Despite the limitations, the research marks a major step forward in understanding a subculture that is often shrouded in fear and stigma. By focusing on mental health, social isolation, and the role of ideology, the findings challenge simplistic portrayals of incels as a monolithic group and open the door to more compassionate, evidence-based responses. Future research may help refine interventions, test the dual pathways hypothesis, and explore how similar patterns might emerge in other online communities centered on male identity and grievance.

“Our next major goal is to conduct a large-scale longitudinal study to track the development of incel ideology over time,” Thomas told PsyPost. “We want to understand how this ideology evolves—how it’s shaped by engagement with online forums, by exposure to other parts of the manosphere, and by personal life circumstances. We’re also interested in identifying protective factors—what helps some people avoid getting pulled deeper into these belief systems.”

“Beyond that, we’re turning our attention to interventions. Our current study identified two distinct pathways into incel identity: one rooted in social exclusion and low self-esteem, and the other linked to antisocial personality traits and extreme right wing views. These pathways point to very different intervention needs. What works for someone dealing with loneliness and a history of bullying will look very different from what’s needed for someone with dark triad traits and extremist beliefs.”

“As a clinician, I also work one-on-one with incel clients—but that kind of support doesn’t scale well,” Thomas said. “So, we’re now exploring simple, scalable interventions that could be delivered to larger groups. These might include behavioral disengagement strategies or even AI-supported tools. We’ve got several ideas in the pipeline.”

“It’s also worth noting that while some incels are firmly entrenched in the ideology and resistant to help—often describing themselves as having “accepted their fate”—others are actively seeking support.
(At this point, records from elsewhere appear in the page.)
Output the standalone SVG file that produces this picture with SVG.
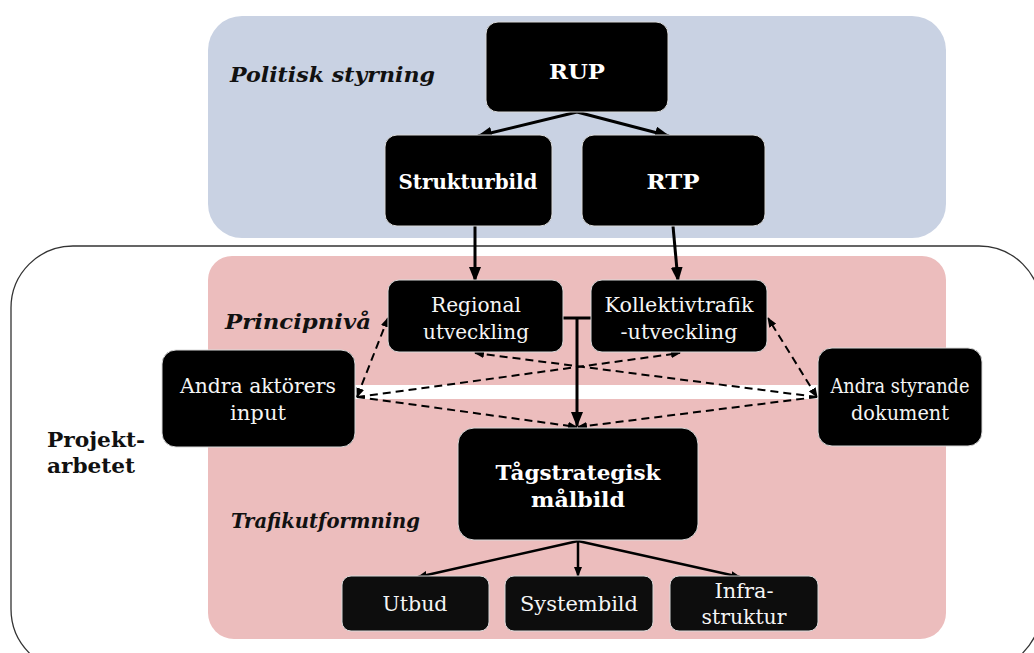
<svg xmlns="http://www.w3.org/2000/svg" width="1034" height="653" viewBox="0 0 1034 653">
<defs>
<marker id="ah" markerUnits="userSpaceOnUse" markerWidth="15" markerHeight="12" refX="14" refY="6" orient="auto">
<path d="M0,0 L15,6 L0,12 Z" fill="#000"/>
</marker>
<marker id="ahs" markerUnits="userSpaceOnUse" markerWidth="10" markerHeight="8" refX="9" refY="4" orient="auto-start-reverse">
<path d="M0,0 L10,4 L0,8 Z" fill="#000"/>
</marker>
<style>
.node{fill:#000;stroke:#d9d9d9;stroke-width:1}
.node2{fill:#0d0d0d;stroke:#d9d9d9;stroke-width:1}
.t{font-family:"DejaVu Serif","Liberation Serif",serif;fill:#f5f5f5;text-anchor:middle;font-size:20.5px}
.tb{font-family:"DejaVu Serif","Liberation Serif",serif;fill:#fff;text-anchor:middle;font-size:20.5px;font-weight:bold}
.lab{font-family:"DejaVu Serif","Liberation Serif",serif;fill:#111;font-size:21px;font-weight:bold;font-style:italic}
.labn{font-family:"DejaVu Serif","Liberation Serif",serif;fill:#111;font-size:21px;font-weight:bold}
.solid{stroke:#000;stroke-width:3;fill:none}
.thin{stroke:#000;stroke-width:2.5;fill:none}
.dash{stroke:#000;stroke-width:2;fill:none;stroke-dasharray:8 5}
</style>
</defs>
<g id="background">
<rect x="208" y="16" width="738" height="222" rx="34" fill="#c9d2e3"/>
<rect x="11" y="246" width="1030" height="425" rx="62" fill="#fff" stroke="#333" stroke-width="1.3"/>
<rect x="208" y="256" width="738" height="129" rx="24" fill="#ecbdbd"/>
<rect x="208" y="399" width="738" height="240" rx="26" fill="#ecbdbd"/>
</g>
<g id="labels">
<text class="lab" x="230" y="82" textLength="205" lengthAdjust="spacingAndGlyphs">Politisk styrning</text>
<text class="lab" x="225" y="329" textLength="146" lengthAdjust="spacingAndGlyphs">Principnivå</text>
<text class="lab" x="231" y="528" textLength="189" lengthAdjust="spacingAndGlyphs">Trafikutformning</text>
<text class="labn" x="47" y="447" textLength="98" lengthAdjust="spacingAndGlyphs">Projekt-</text>
<text class="labn" x="47" y="473" textLength="88" lengthAdjust="spacingAndGlyphs">arbetet</text>
</g>
<g id="connectors">
<line class="solid" x1="577" y1="112" x2="478" y2="136" marker-end="url(#ah)"/>
<line class="solid" x1="577" y1="112" x2="669" y2="136" marker-end="url(#ah)"/>
<line class="solid" x1="475" y1="226" x2="475" y2="281" marker-end="url(#ah)"/>
<line class="solid" x1="673" y1="226" x2="678" y2="281" marker-end="url(#ah)"/>
<line class="solid" x1="563" y1="318" x2="591" y2="318"/>
<line class="solid" x1="577" y1="318" x2="577" y2="426" marker-end="url(#ah)"/>
<line class="dash" x1="357" y1="397" x2="388" y2="318" marker-start="url(#ahs)" marker-end="url(#ahs)"/>
<line class="dash" x1="357" y1="397" x2="680" y2="353" marker-end="url(#ahs)"/>
<line class="dash" x1="357" y1="397" x2="577" y2="427" marker-end="url(#ahs)"/>
<line class="dash" x1="817" y1="397" x2="475" y2="353" marker-end="url(#ahs)"/>
<line class="dash" x1="817" y1="397" x2="578" y2="427" marker-end="url(#ahs)"/>
<line class="dash" x1="817" y1="397" x2="768" y2="318" marker-start="url(#ahs)" marker-end="url(#ahs)"/>
<line class="thin" x1="578" y1="541" x2="418" y2="577" marker-end="url(#ahs)"/>
<line class="thin" x1="578" y1="541" x2="578" y2="576" marker-end="url(#ahs)"/>
<line class="thin" x1="578" y1="541" x2="740" y2="577" marker-end="url(#ahs)"/>
</g>
<g id="rup"><rect class="node" x="486" y="22" width="182" height="90" rx="12"/><text class="tb" x="577" y="79" textLength="56" lengthAdjust="spacingAndGlyphs">RUP</text></g>
<g id="strukturbild"><rect class="node" x="385" y="135" width="167" height="91" rx="12"/><text class="tb" x="468" y="189" textLength="139" lengthAdjust="spacingAndGlyphs">Strukturbild</text></g>
<g id="rtp"><rect class="node" x="582" y="135" width="183" height="91" rx="12"/><text class="tb" x="673" y="189" textLength="53" lengthAdjust="spacingAndGlyphs">RTP</text></g>
<g id="regional"><rect class="node" x="388" y="280" width="175" height="72" rx="11"/><text class="t" x="476" y="312" textLength="90" lengthAdjust="spacingAndGlyphs">Regional</text><text class="t" x="476" y="339" textLength="106" lengthAdjust="spacingAndGlyphs">utveckling</text></g>
<g id="kollektivtrafik"><rect class="node" x="591" y="280" width="176" height="72" rx="11"/><text class="t" x="679" y="312" textLength="149" lengthAdjust="spacingAndGlyphs">Kollektivtrafik</text><text class="t" x="679" y="339" textLength="117" lengthAdjust="spacingAndGlyphs">-utveckling</text></g>
<g id="andra-aktorer"><rect class="node" x="162" y="350" width="193" height="97" rx="14"/><text class="t" x="258" y="393" textLength="156" lengthAdjust="spacingAndGlyphs">Andra aktörers</text><text class="t" x="258" y="420" textLength="56" lengthAdjust="spacingAndGlyphs">input</text></g>
<g id="andra-styrande"><rect class="node" x="818" y="348" width="164" height="98" rx="14"/><text class="t" x="900" y="393" textLength="139" lengthAdjust="spacingAndGlyphs">Andra styrande</text><text class="t" x="900" y="420" textLength="98" lengthAdjust="spacingAndGlyphs">dokument</text></g>
<g id="tagstrategisk"><rect class="node" x="458" y="428" width="240" height="112" rx="16"/><text class="tb" x="578" y="480" font-size="22.5" textLength="165" lengthAdjust="spacingAndGlyphs">Tågstrategisk</text><text class="tb" x="578" y="507" font-size="22.5" textLength="94" lengthAdjust="spacingAndGlyphs">målbild</text></g>
<g id="utbud"><rect class="node2" x="342" y="576" width="147" height="55" rx="9"/><text class="t" x="415" y="611" textLength="65" lengthAdjust="spacingAndGlyphs">Utbud</text></g>
<g id="systembild"><rect class="node2" x="505" y="576" width="148" height="55" rx="9"/><text class="t" x="579" y="611" textLength="118" lengthAdjust="spacingAndGlyphs">Systembild</text></g>
<g id="infrastruktur"><rect class="node2" x="670" y="576" width="148" height="55" rx="9"/><text class="t" x="744" y="598" textLength="59" lengthAdjust="spacingAndGlyphs">Infra-</text><text class="t" x="744" y="624" textLength="85" lengthAdjust="spacingAndGlyphs">struktur</text></g>
</svg>
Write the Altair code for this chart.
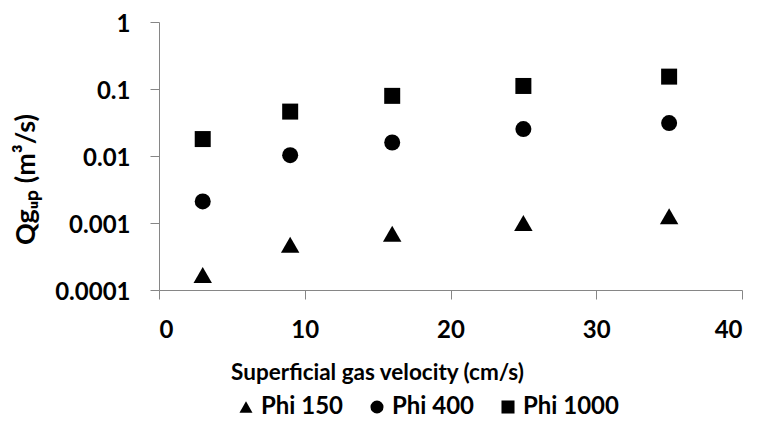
import altair as alt
import pandas as pd

velocity = [3, 9, 16, 25, 35]
phi150 = [0.000168, 0.000475, 0.00069, 0.0010, 0.00126]
phi400 = [0.0021, 0.0103, 0.0159, 0.0252, 0.031]
phi1000 = [0.0179, 0.046, 0.079, 0.111, 0.153]
series_names = ["Phi 150", "Phi 400", "Phi 1000"]
shapes = ["triangle-up", "circle", "square"]
marker_sizes = [340, 256, 256]
x_ticks = [0, 10, 20, 30, 40]
y_ticks = [0.0001, 0.001, 0.01, 0.1, 1]

rows = []
for name, vals, ms in zip(series_names, [phi150, phi400, phi1000], marker_sizes):
    for v, q in zip(velocity, vals):
        rows.append({"v": v, "q": q, "series": name, "msize": ms})
df = pd.DataFrame(rows)

FONT = "Lato"
GRAY = "#868686"

chart = alt.Chart(df).mark_point(filled=True, opacity=1, color="black").encode(
    x=alt.X("v:Q", scale=alt.Scale(domain=[0, 40], nice=False),
            axis=alt.Axis(values=x_ticks, title="Superficial gas velocity (cm/s)",
                          grid=False, tickSize=9, labelPadding=19, titlePadding=19,
                          titleX=218, titleAlign="center",
                          labelFontSize=24, labelFontWeight="bold", labelFont=FONT,
                          titleFontSize=22.5, titleFontWeight="bold", titleFont=FONT,
                          domainColor=GRAY, tickColor=GRAY, labelColor="black", titleColor="black")),
    y=alt.Y("q:Q", scale=alt.Scale(type="log", domain=[0.0001, 1], nice=False),
            axis=alt.Axis(values=y_ticks, format="~g", title="Qgᵤₚ (m³/s)",
                          grid=False, tickSize=9, labelPadding=20, titlePadding=14,
                          labelOffset=2, titleY=157,
                          labelFontSize=24, labelFontWeight="bold", labelFont=FONT,
                          titleFontSize=27, titleFontWeight="bold", titleFont=FONT,
                          domainColor=GRAY, tickColor=GRAY, labelColor="black", titleColor="black")),
    shape=alt.Shape("series:N", scale=alt.Scale(domain=series_names, range=shapes),
                    legend=alt.Legend(title=None, orient="none", direction="horizontal",
                                      legendX=75, legendY=373,
                                      labelFontSize=24, labelFontWeight="bold", labelFont=FONT,
                                      labelColor="black", symbolSize=170, symbolFillColor="black",
                                      symbolStrokeColor="black", symbolType="circle",
                                      columnPadding=21, labelOffset=3)),
    size=alt.Size("msize:Q", scale=None),
).properties(
    width=583, height=268, padding={"left": 4, "top": 4, "right": 5, "bottom": 5}
).configure_view(stroke=None)

chart.save("out.html", embed_options={"renderer": "svg", "actions": False})
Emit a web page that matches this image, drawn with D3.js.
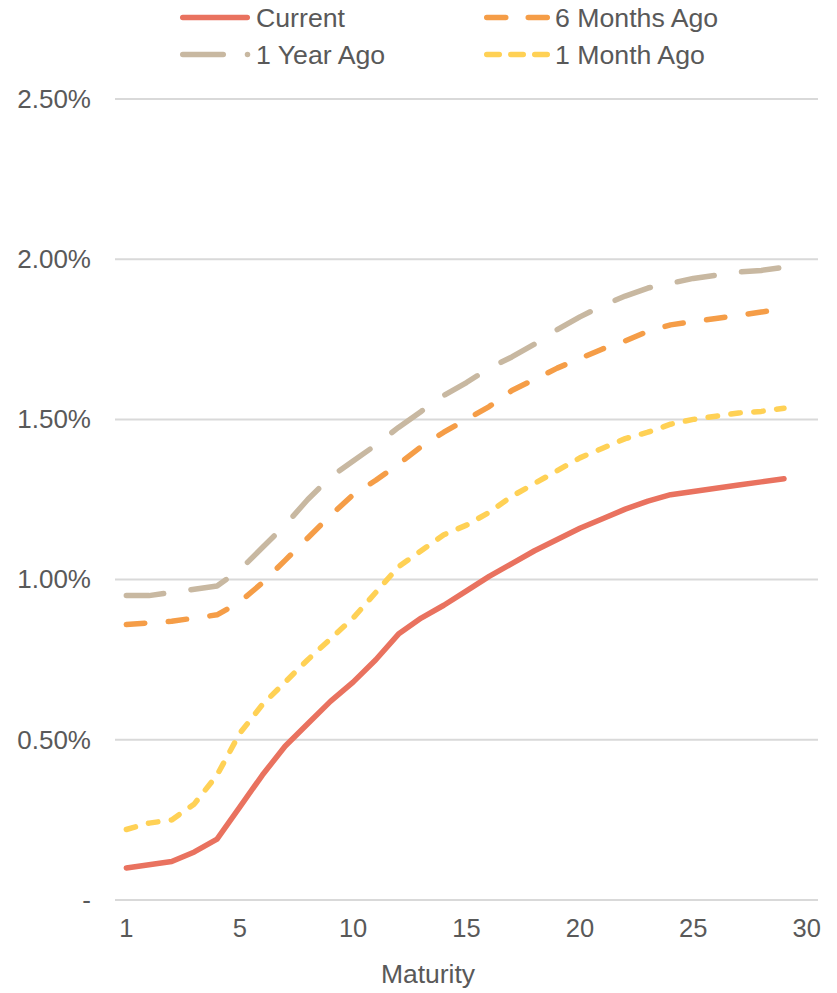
<!DOCTYPE html>
<html>
<head>
<meta charset="utf-8">
<script src="https://cdn.jsdelivr.net/npm/d3@7"></script>
<style>
  html, body { margin: 0; padding: 0; background: #ffffff; }
  svg { display: block; }
  text { font-family: "Liberation Sans", Arial, sans-serif; fill: #595959; }
</style>
</head>
<body>
<svg id="chart" width="837" height="993"></svg>
<script>
// Category slots along the maturity axis (one slot per year bucket)
const slots = [0, 1, 2, 3, 4, 5, 6, 7, 8, 9, 10, 11, 12, 13, 14, 15,
               16, 17, 18, 19, 20, 21, 22, 23, 24, 25, 26, 27, 28, 29, 30];
const tickSlots = [0, 5, 10, 15, 20, 25, 30];
const tickLabels = ["1", "5", "10", "15", "20", "25", "30"];

// Yield curves, in percent, for slots 0..29
const current = [0.10, 0.11, 0.12, 0.15, 0.19, 0.29, 0.39, 0.48, 0.55, 0.62,
                 0.68, 0.75, 0.83, 0.88, 0.92, 0.965, 1.01, 1.05, 1.09, 1.125,
                 1.16, 1.19, 1.22, 1.245, 1.265, 1.275, 1.285, 1.295, 1.305, 1.315];
const sixMonthsAgo = [0.86, 0.865, 0.87, 0.88, 0.89, 0.93, 0.99, 1.06, 1.13, 1.20,
                      1.265, 1.31, 1.36, 1.415, 1.46, 1.50, 1.54, 1.59, 1.625, 1.66,
                      1.69, 1.72, 1.745, 1.775, 1.795, 1.805, 1.815, 1.825, 1.835, 1.845];
const oneYearAgo = [0.95, 0.95, 0.96, 0.97, 0.98, 1.03, 1.10, 1.17, 1.25, 1.32,
                    1.37, 1.42, 1.475, 1.525, 1.575, 1.615, 1.66, 1.695, 1.735, 1.78,
                    1.82, 1.855, 1.885, 1.91, 1.925, 1.94, 1.95, 1.96, 1.965, 1.975];
const oneMonthAgo = [0.22, 0.24, 0.25, 0.30, 0.39, 0.52, 0.61, 0.68, 0.75, 0.815,
                     0.88, 0.96, 1.04, 1.09, 1.14, 1.17, 1.21, 1.26, 1.30, 1.34,
                     1.38, 1.41, 1.44, 1.46, 1.485, 1.50, 1.51, 1.52, 1.525, 1.535];

const yTicks = [0, 0.5, 1.0, 1.5, 2.0, 2.5];
const yTickLabels = ["-", "0.50%", "1.00%", "1.50%", "2.00%", "2.50%"];

const series = [
  { name: "Current",      values: current,      color: "#E9725F", dash: null },
  { name: "6 Months Ago", values: sixMonthsAgo, color: "#F59D47", dash: "18.5,23.5" },
  { name: "1 Year Ago",   values: oneYearAgo,   color: "#C8B8A1", dash: "37.5,27.5" },
  { name: "1 Month Ago",  values: oneMonthAgo,  color: "#FFD155", dash: "9.5,13.5" }
];

const svg = d3.select("#chart");
const plot = { left: 115, right: 818, top: 99, bottom: 900 };

const x = d3.scaleBand().domain(slots).range([plot.left, plot.right]).paddingInner(0).paddingOuter(0);
const cx = s => x(s) + x.bandwidth() / 2;
const y = d3.scaleLinear().domain([0, 2.5]).range([plot.bottom, plot.top]);

// Horizontal gridlines
svg.append("g")
  .selectAll("line")
  .data(yTicks)
  .join("line")
  .attr("x1", plot.left).attr("x2", plot.right)
  .attr("y1", d => y(d)).attr("y2", d => y(d))
  .attr("stroke", "#D9D9D9").attr("stroke-width", 2);

// Y axis labels
const yAxis = d3.axisLeft(y).tickValues(yTicks)
  .tickFormat((d, i) => yTickLabels[i]).tickSize(0).tickPadding(0);
svg.append("g")
  .attr("transform", "translate(91,0)")
  .call(yAxis)
  .call(g => g.select(".domain").remove())
  .call(g => g.selectAll("text")
    .attr("fill", "#595959")
    .attr("font-size", 26)
    .attr("font-family", "'Liberation Sans', Arial, sans-serif"));

// X axis labels
const xAxis = d3.axisBottom(x).tickValues(tickSlots)
  .tickFormat((d, i) => tickLabels[i]).tickSize(0).tickPadding(0);
svg.append("g")
  .attr("transform", "translate(0,919)")
  .call(xAxis)
  .call(g => g.select(".domain").remove())
  .call(g => g.selectAll("text")
    .attr("dy", "0.71em")
    .attr("fill", "#595959")
    .attr("font-size", 25.5)
    .attr("font-family", "'Liberation Sans', Arial, sans-serif"));

svg.append("text")
  .attr("x", 428).attr("y", 983)
  .attr("text-anchor", "middle")
  .attr("font-size", 26.5)
  .text("Maturity");

// Curves
const line = d3.line()
  .x((d, i) => cx(slots[i]))
  .y(d => y(d));

svg.append("g")
  .selectAll("path")
  .data(series)
  .join("path")
  .attr("d", d => line(d.values))
  .attr("fill", "none")
  .attr("stroke", d => d.color)
  .attr("stroke-width", 5.5)
  .attr("stroke-linecap", "round")
  .attr("stroke-linejoin", "round")
  .attr("stroke-dasharray", d => d.dash);

// Legend
const legend = svg.append("g");
const legendItems = [
  { s: series[0], x1: 182.75, x2: 247.25, y: 17.5, tx: 256, dash: null },
  { s: series[2], x1: 182.75, x2: 223.25, y: 54.5, tx: 256, dash: null, dot: 247.5 },
  { s: series[1], x1: 486.75, x2: 547.25, y: 17.5, tx: 555, dash: "19,22.5" },
  { s: series[3], x1: 486.75, x2: 547.25, y: 54.5, tx: 555, dash: "12.5,11.5" }
];
legendItems.forEach(it => {
  legend.append("line")
    .attr("x1", it.x1).attr("x2", it.x2)
    .attr("y1", it.y).attr("y2", it.y)
    .attr("stroke", it.s.color).attr("stroke-width", 5.5)
    .attr("stroke-linecap", "round")
    .attr("stroke-dasharray", it.dash);
  if (it.dot) {
    legend.append("circle")
      .attr("cx", it.dot).attr("cy", it.y).attr("r", 2.75)
      .attr("fill", it.s.color);
  }
  legend.append("text")
    .attr("x", it.tx).attr("y", it.y + 9.5)
    .attr("font-size", 26.7)
    .text(it.s.name);
});
</script>
</body>
</html>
We regularly hear from incels who want change, and we want to develop interventions that can genuinely serve that group.”

“Looking ahead, we’re also keen to broaden the scope of our research to include other communities within the manosphere—such as pick-up artists, Men Going Their Own Way (MGTOW), and related groups,” Thomas explained. “Understanding how these ideologies overlap and differ will help us build a more comprehensive picture of male identity and vulnerability in the digital age.”

The study, “The Dual Pathways Hypothesis of Incel Harm: A Model of Harmful Attitudes and Beliefs Among Involuntary Celibates,” was authored by William Costello, Joe Whittaker, and Andrew G. Thomas.